Postmaster General William F. Bolger said yesterday he will ask the National Labor Relations Board to determine which of the four unions representing nearly 600,000 postal employes should negotiate a new labor contract with the U.S. Postal Service.
Bolger's surprise announcement came one week before contract talks were to begin.
His action means the talks could be delayed indefinitely.
Bolger said his action is necessary because he is faced with the prospect of working out contracts in an "unworkable" collective-bargaining structure involving competing unions.
However, Morris (Mole) Biller, president of the American Postal workers Union, said Bolger's announcement was "the worst kind of deceit."
"We've been working with them, moving towards these negotiations for more than six months," Biller said of preliminary talks with postal officials. m"Never in any of those talks did any of them indicate they would do something like this."
Vincent Sombrotto, president of the National Association of Letter Carriers, called Bolger's announcement "asinine . . . designed to undermine the collective-bargaining process."
Sombrotto's union and the APWU represent about 500,000 of the organized postal workers. The other 100,000 are represented by the Mail Handlers' Division of the Laborers' International Union and the National Rural Letter Carriers' Association.

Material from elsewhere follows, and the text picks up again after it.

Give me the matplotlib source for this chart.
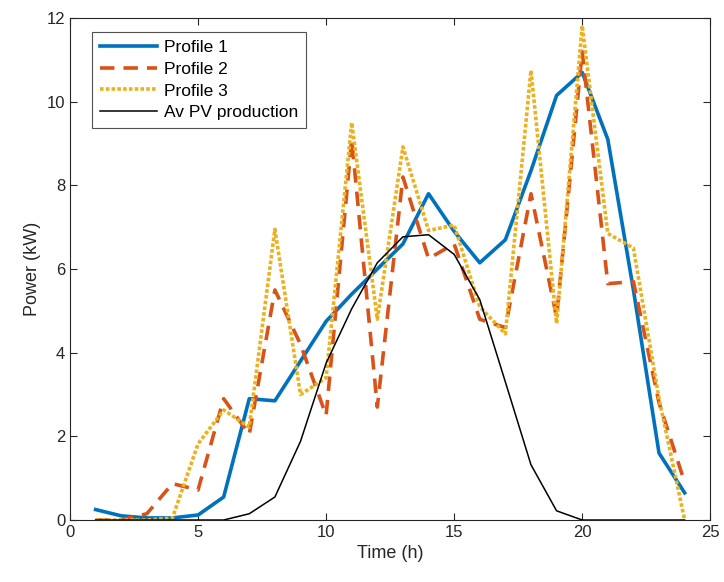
import matplotlib
matplotlib.use("Agg")
import matplotlib.pyplot as plt

hours = list(range(1, 25))
profile1 = [0.25, 0.1, 0.05, 0.05, 0.12, 0.55, 2.9, 2.85, 3.8, 4.75, 5.4, 6.0,
            6.6, 7.8, 6.9, 6.15, 6.7, 8.35, 10.15, 10.7, 9.1, 5.5, 1.6, 0.65]
profile2 = [0.0, 0.0, 0.15, 0.87, 0.72, 2.9, 2.05, 5.5, 4.2, 2.5, 9.1, 2.7,
            8.2, 6.25, 6.6, 4.8, 4.6, 7.8, 4.85, 11.2, 5.65, 5.7, 2.8, 0.9]
profile3 = [0.0, 0.0, 0.0, 0.05, 1.82, 2.63, 2.22, 6.95, 3.0, 3.4, 9.5, 4.8,
            8.92, 6.92, 7.05, 5.1, 4.45, 10.75, 4.7, 11.82, 6.85, 6.5, 2.9, 0.0]
pv = [0.0, 0.0, 0.0, 0.0, 0.0, 0.0, 0.15, 0.55, 1.88, 3.75, 5.05, 6.15,
      6.77, 6.82, 6.35, 5.27, 3.3, 1.32, 0.22, 0.0, 0.0, 0.0, 0.0, 0.0]

plt.rcParams['font.family'] = ['Liberation Sans', 'DejaVu Sans']

fig = plt.figure(figsize=(7.24, 5.82), dpi=100)
ax = fig.add_axes([0.0967, 0.1065, 0.8843, 0.8625])

ax.plot(hours, profile1, color='#0072BD', lw=2.6, label='Profile 1')
ax.plot(hours, profile2, color='#D95319', lw=2.6, ls=(0, (4, 2.5)), label='Profile 2')
ax.plot(hours, profile3, color='#EDB120', lw=2.6, ls=(0, (1, 0.6)), label='Profile 3')
ax.plot(hours, pv, color='black', lw=1.1, label='Av PV production')

ax.set_xlim(0, 25)
ax.set_ylim(0, 12)
ax.set_xticks([0, 5, 10, 15, 20, 25])
ax.set_yticks([0, 2, 4, 6, 8, 10, 12])
ax.tick_params(direction='in', top=True, right=True, labelsize=12, length=5,
               colors='#262626', labelcolor='#262626')
for s in ax.spines.values():
    s.set_color('#262626')
    s.set_linewidth(0.8)
ax.set_xlabel('Time (h)', fontsize=13, color='#262626')
ax.set_ylabel('Power (kW)', fontsize=13, color='#262626')

leg = ax.legend(loc='upper left', bbox_to_anchor=(0.034, 0.972), borderaxespad=0,
                fontsize=12.5, frameon=True, fancybox=False, edgecolor='#262626',
                handlelength=3.3, borderpad=0.45, labelspacing=0.38, handletextpad=0.4)
leg.get_frame().set_linewidth(0.8)

fig.savefig('out.png', dpi=100)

From 1971 to 1975, all four unions bargained as a single unit with the Postal Service and signed a common contract. In 1978 talks, the rural letter carriers' union split from the other unions and bargained separately. This year, with the factionalism among the four groups growing, the two largest unions -- the Apwu and the NALC -- planned to coordinate bargaining, while the two smaller groups, planned to negotiate individually.
Bolger, who plans to file his NLRB petition Friday, said, "Jurisdictional disputes between these unions have led to harsh words, frayed feelings and active raiding campaigns . . . . Such animosity . . . reduces the possibility of reaching sound agreements."